明度と彩度を調べて、さし色(アクセントカラー)に向く万年筆インクを探してみた
■万年筆インクの基本色と さし色
ノートの本文を書くときは、万年筆らしい落ち着いた色合いで適度なコントラストがつくブルーブラックを基本色(ベースカラー)として使っている。
そして本文を書いた後、分析、アクション、意見などを別の色で追記している。これらは、パッと見て違いが分かるよう目立つさし色(アクセントカラー)にしたい。目立たせるには、明度・彩度が高い方が向いているので、インクの明度・彩度を調べてみた。
■万年筆インクの色分布測定
自分が見たのは、『趣味の文具箱』vol.14。明度と彩度の数値や各色相系統ごとのグラフが載っていて調べやすい。記事の測定方法や表示方法は以下の通り。
①測定方法
LIFEの情報カード(無地、白)に書いたインクの色見本をコニカミノルタの分光測色計で分光反射率を測定。
②測定結果の表示方法
3次元の座標で色を表示する「CIELab」で表現。その3次元の軸は、L*(明度)、a*(赤/緑)、b*(黄/青)。そして、a*とb*の絶対値のC*が彩度になる。

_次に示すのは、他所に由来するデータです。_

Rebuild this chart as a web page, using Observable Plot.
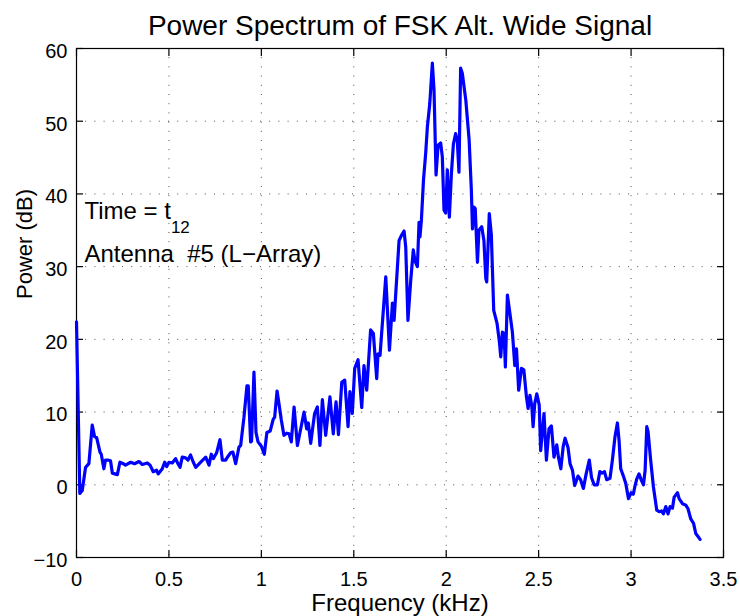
<!DOCTYPE html>
<html>
<head>
<meta charset="utf-8">
<script src="https://cdn.jsdelivr.net/npm/d3@7"></script>
<script src="https://cdn.jsdelivr.net/npm/@observablehq/plot@0.6"></script>
<style>
  html, body { margin: 0; padding: 0; background: #fff; }
  #chart svg { display: block; }
</style>
</head>
<body>
<div id="chart"></div>
<script>
const titleText = ["Power Spectrum of FSK Alt. Wide Signal"];
const xLabel = ["Frequency (kHz)"];
const yLabel = ["Power (dB)"];

const xTicks = [0, 0.5, 1, 1.5, 2, 2.5, 3, 3.5];
const xTickLabels = ["0", "0.5", "1", "1.5", "2", "2.5", "3", "3.5"];
const yTicks = [-10, 0, 10, 20, 30, 40, 50, 60];
const yTickLabels = ["\u221210", "0", "10", "20", "30", "40", "50", "60"];

const annoText = ["Time = t", "Antenna\u00a0 #5 (L\u2212Array)"];
const annoX = [0.043, 0.043];
const annoY = [36.5, 30.65];
const annoSub = "12";

const freq = [
  0.000, 0.018, 0.031, 0.049, 0.067, 0.085, 0.098, 0.109, 0.127, 0.134,
  0.148, 0.157, 0.170, 0.184, 0.194, 0.221, 0.235, 0.253, 0.265, 0.293,
  0.314, 0.338, 0.356, 0.383, 0.398, 0.415, 0.433, 0.442, 0.464, 0.477,
  0.488, 0.500, 0.518, 0.536, 0.549, 0.560, 0.572, 0.590, 0.603, 0.617,
  0.632, 0.645, 0.672, 0.699, 0.717, 0.729, 0.740, 0.758, 0.776, 0.789,
  0.807, 0.819, 0.834, 0.846, 0.861, 0.879, 0.888, 0.906, 0.922, 0.929,
  0.942, 0.947, 0.960, 0.971, 0.982, 1.000, 1.016, 1.030, 1.048, 1.064,
  1.072, 1.085, 1.095, 1.108, 1.122, 1.137, 1.150, 1.162, 1.177, 1.195,
  1.213, 1.231, 1.245, 1.254, 1.267, 1.288, 1.303, 1.317, 1.330, 1.348,
  1.371, 1.389, 1.404, 1.417, 1.435, 1.451, 1.469, 1.479, 1.492, 1.505,
  1.523, 1.543, 1.555, 1.570, 1.591, 1.606, 1.624, 1.631, 1.642, 1.673,
  1.693, 1.709, 1.718, 1.727, 1.745, 1.758, 1.772, 1.781, 1.793, 1.808,
  1.822, 1.831, 1.844, 1.853, 1.858, 1.866, 1.877, 1.889, 1.898, 1.911,
  1.925, 1.934, 1.945, 1.956, 1.970, 1.979, 1.988, 1.997, 2.006, 2.017,
  2.028, 2.039, 2.051, 2.060, 2.069, 2.078, 2.087, 2.106, 2.124, 2.136,
  2.142, 2.150, 2.157, 2.169, 2.177, 2.192, 2.204, 2.214, 2.219, 2.233,
  2.244, 2.257, 2.275, 2.288, 2.295, 2.304, 2.313, 2.320, 2.331, 2.345,
  2.358, 2.371, 2.380, 2.392, 2.407, 2.420, 2.434, 2.443, 2.453, 2.463,
  2.470, 2.479, 2.490, 2.503, 2.511, 2.529, 2.542, 2.556, 2.569, 2.583,
  2.598, 2.607, 2.620, 2.633, 2.643, 2.659, 2.670, 2.683, 2.695, 2.713,
  2.727, 2.742, 2.757, 2.774, 2.786, 2.800, 2.818, 2.831, 2.843, 2.856,
  2.868, 2.886, 2.899, 2.913, 2.926, 2.935, 2.944, 2.957, 2.971, 2.986,
  3.000, 3.012, 3.020, 3.031, 3.043, 3.056, 3.067, 3.076, 3.085, 3.092,
  3.106, 3.121, 3.139, 3.152, 3.165, 3.175, 3.188, 3.200, 3.211, 3.224,
  3.233, 3.251, 3.260, 3.278, 3.296, 3.308, 3.323, 3.338, 3.350, 3.362,
  3.373
];
const power = [
  22.4, -1.2, -0.8, 2.4, 2.9, 8.2, 6.6, 6.5, 4.5, 4.2,
  2.2, 3.4, 3.4, 3.3, 1.6, 1.4, 3.1, 2.9, 2.7, 3.1,
  2.9, 3.2, 2.8, 3.0, 2.7, 1.8, 2.0, 1.5, 2.2, 3.1,
  2.5, 3.1, 3.0, 3.6, 2.9, 2.4, 3.8, 3.7, 3.4, 4.1,
  3.1, 2.4, 3.1, 3.8, 2.7, 4.2, 3.6, 4.4, 6.2, 3.4,
  3.4, 3.9, 4.4, 4.5, 2.9, 5.2, 5.4, 9.3, 13.6, 13.6,
  5.9, 6.0, 15.5, 7.2, 5.9, 5.3, 4.2, 7.2, 7.4, 9.0,
  9.3, 12.9, 11.2, 8.9, 6.8, 7.1, 7.0, 5.9, 10.7, 5.4,
  7.7, 10.0, 7.7, 8.5, 5.7, 9.8, 10.7, 5.4, 11.7, 6.8,
  12.1, 7.0, 11.4, 6.9, 14.1, 14.4, 8.0, 12.8, 9.8, 16.0,
  17.2, 10.6, 16.4, 13.0, 21.3, 20.8, 14.6, 18.0, 17.8, 28.6,
  18.5, 25.0, 22.6, 26.3, 33.6, 34.3, 34.9, 32.7, 22.6, 28.1,
  32.3, 30.8, 30.0, 36.1, 34.1, 36.5, 41.9, 45.6, 49.2, 52.4,
  58.0, 54.3, 42.6, 46.7, 47.0, 45.1, 37.8, 37.4, 43.3, 36.8,
  42.8, 46.9, 48.3, 47.3, 43.0, 57.3, 56.6, 52.9, 47.4, 40.5,
  35.2, 38.2, 38.0, 30.6, 35.0, 35.5, 33.6, 28.4, 27.9, 37.3,
  34.4, 24.0, 22.2, 19.6, 17.6, 21.0, 20.8, 16.2, 26.1, 23.5,
  21.0, 16.4, 18.7, 13.0, 16.0, 15.8, 12.1, 10.5, 12.3, 10.8,
  8.0, 11.2, 12.5, 11.0, 4.7, 9.8, 3.4, 7.7, 8.1, 3.8,
  5.5, 3.8, 2.2, 5.3, 6.4, 5.1, 2.9, 2.0, -0.1, 1.2,
  0.7, -0.5, 1.5, 3.4, 1.0, 0.0, 0.0, 1.8, 1.6, 1.8,
  0.7, 0.9, 3.4, 6.6, 8.5, 6.1, 2.2, 1.3, 0.2, -1.9,
  -1.1, -1.3, -0.3, 0.8, 1.5, 0.6, 0.0, 2.0, 8.0, 7.3,
  3.4, -0.3, -3.5, -3.7, -3.6, -4.0, -3.0, -4.0, -3.0, -3.2,
  -1.7, -1.1, -1.9, -2.6, -2.8, -3.3, -4.7, -5.3, -6.7, -7.1,
  -7.5
];

const rows = freq.map((f, i) => ({f, p: power[i]}));
const annos = annoText.map((t, i) => ({t, x: annoX[i], y: annoY[i]}));

const xMin = xTicks[0], xMax = xTicks[xTicks.length - 1];
const yMin = yTicks[0], yMax = yTicks[yTicks.length - 1];
const tickLen = 7;

const gridStyle = {stroke: "#333", strokeOpacity: 0.85, strokeWidth: 1, strokeDasharray: "1,8.2"};

const chart = Plot.plot({
  width: 740,
  height: 616,
  marginLeft: 76,
  marginRight: 17,
  marginTop: 48,
  marginBottom: 59,
  style: {fontFamily: "'Liberation Sans', Arial, Helvetica, sans-serif", background: "#fff", color: "#000"},
  x: {domain: [xMin, xMax]},
  y: {domain: [yMin, yMax]},
  marks: [
    Plot.gridX(xTicks.slice(1, -1), gridStyle),
    Plot.gridY(yTicks.slice(1, -1), gridStyle),
    Plot.frame({stroke: "#000", strokeWidth: 1.2}),
    // axes: ticks shifted inward by their own length (MATLAB style)
    Plot.axisX(xTicks, {anchor: "bottom", tickSize: tickLen, dy: -tickLen, tickPadding: 14, fontSize: 20,
      strokeWidth: 1.2, tickFormat: d => xTickLabels[xTicks.indexOf(d)], label: null}),
    Plot.axisX(xTicks, {anchor: "top", tickSize: tickLen, dy: tickLen, strokeWidth: 1.2,
      tickFormat: () => "", label: null}),
    Plot.axisY(yTicks, {anchor: "left", tickSize: tickLen, dx: tickLen, tickPadding: 9, fontSize: 20,
      strokeWidth: 1.2, tickFormat: d => yTickLabels[yTicks.indexOf(d)], label: null}),
    Plot.axisY(yTicks, {anchor: "right", tickSize: tickLen, dx: -tickLen, strokeWidth: 1.2,
      tickFormat: () => "", label: null}),
    Plot.line(rows, {x: "f", y: "p", stroke: "#0000ff", strokeWidth: 3.2, strokeLinejoin: "round", strokeLinecap: "round"}),
    Plot.text(annos, {x: "x", y: "y", text: "t", textAnchor: "start", lineAnchor: "bottom", fontSize: 24, fill: "#000"}),
    Plot.text(titleText, {frameAnchor: "top", lineAnchor: "bottom", dy: -14, fontSize: 28, fill: "#000"}),
    Plot.text(xLabel, {frameAnchor: "bottom", lineAnchor: "bottom", dy: 53, fontSize: 24, fill: "#000"}),
    Plot.text(yLabel, {frameAnchor: "left", lineAnchor: "bottom", rotate: -90, dx: -45, dy: -4, fontSize: 22, fill: "#000"})
  ]
});

// y tick labels sit slightly below their ticks in the reference
chart.querySelectorAll("g[aria-label='y-axis tick label'] text").forEach(t => {
  t.setAttribute("dy", "3");
});

// subscript for "t_12"
chart.querySelectorAll("text").forEach(el => {
  if (el.textContent === annoText[0]) {
    const ts = document.createElementNS("http://www.w3.org/2000/svg", "tspan");
    ts.setAttribute("dy", "14");
    ts.setAttribute("font-size", "17");
    ts.textContent = annoSub;
    el.appendChild(ts);
  }
});

document.getElementById("chart").appendChild(chart);
</script>
</body>
</html>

なお、『趣味の文具箱』は、何度もインクの測定結果を特集しているが、明度・彩度が載っていない号もあるので注意。例えば最近では、『趣味の文具箱』vol.47には明度・彩度のグラフ(ブルー~グリーン系)が載っているが、vol.44には色相・彩度のグラフだけで、明度・彩度のグラフは載っていない。
■明度・彩度の高かったインクのシリーズは
多くの種類が売られているインクのシリーズとして、ペリカン「4001」と パイロットの「色彩雫」で比較してみた。『趣味の文具箱』vol.14によるとペリカン「4001」の方が全般的に明度・彩度が高かった。(紫系統の明度だけはパイロットの方がやや高いが) おそらく、パイロット「色彩雫」は趣のある色合いを求めて、彩度が低めだったのではないだろうか。
①紫系統
②緑系統
・明度: ペリカン ブリリアントグリーン > パイロット 深緑
・彩度: ペリカン ブリリアントグリーン >> パイロット 深緑
③茶系統
・明度: ペリカン ブリリアントブラウン > パイロット 土筆
・彩度: ペリカン ブリリアントブラウン >> パイロット 土筆
(※ 15%以上差がある場合、>>記号にした)
なお、赤やオレンジの方が目立つのだが、本文のブルーブラックとの色の対比の好みで茶系統を使っている。
■明度・彩度の以外の特性は
ペリカン「4001」は、ボトルインクが比較的安価なのも大きな利点。(万年筆のカラーインクでは1番かも) また、インクの出(インクフロー)は比較的良く、書いた紙での にじみやすさは一般的で、書くうえでも問題なし。
■まとめ
明度・彩度の高いペリカン4001シリーズは、コスパも優れていて、さし色として常用している。
さし色は、本文に比べて書く量が少ないので、ボトル1本で長いこと使える。インクの消費量が少ないと万年筆内のインクの蒸発(ドライアップ)が気になるが、プラチナのスリップシール機構付き万年筆「プレピー」など蒸発しにくい万年筆を使っているので問題なし。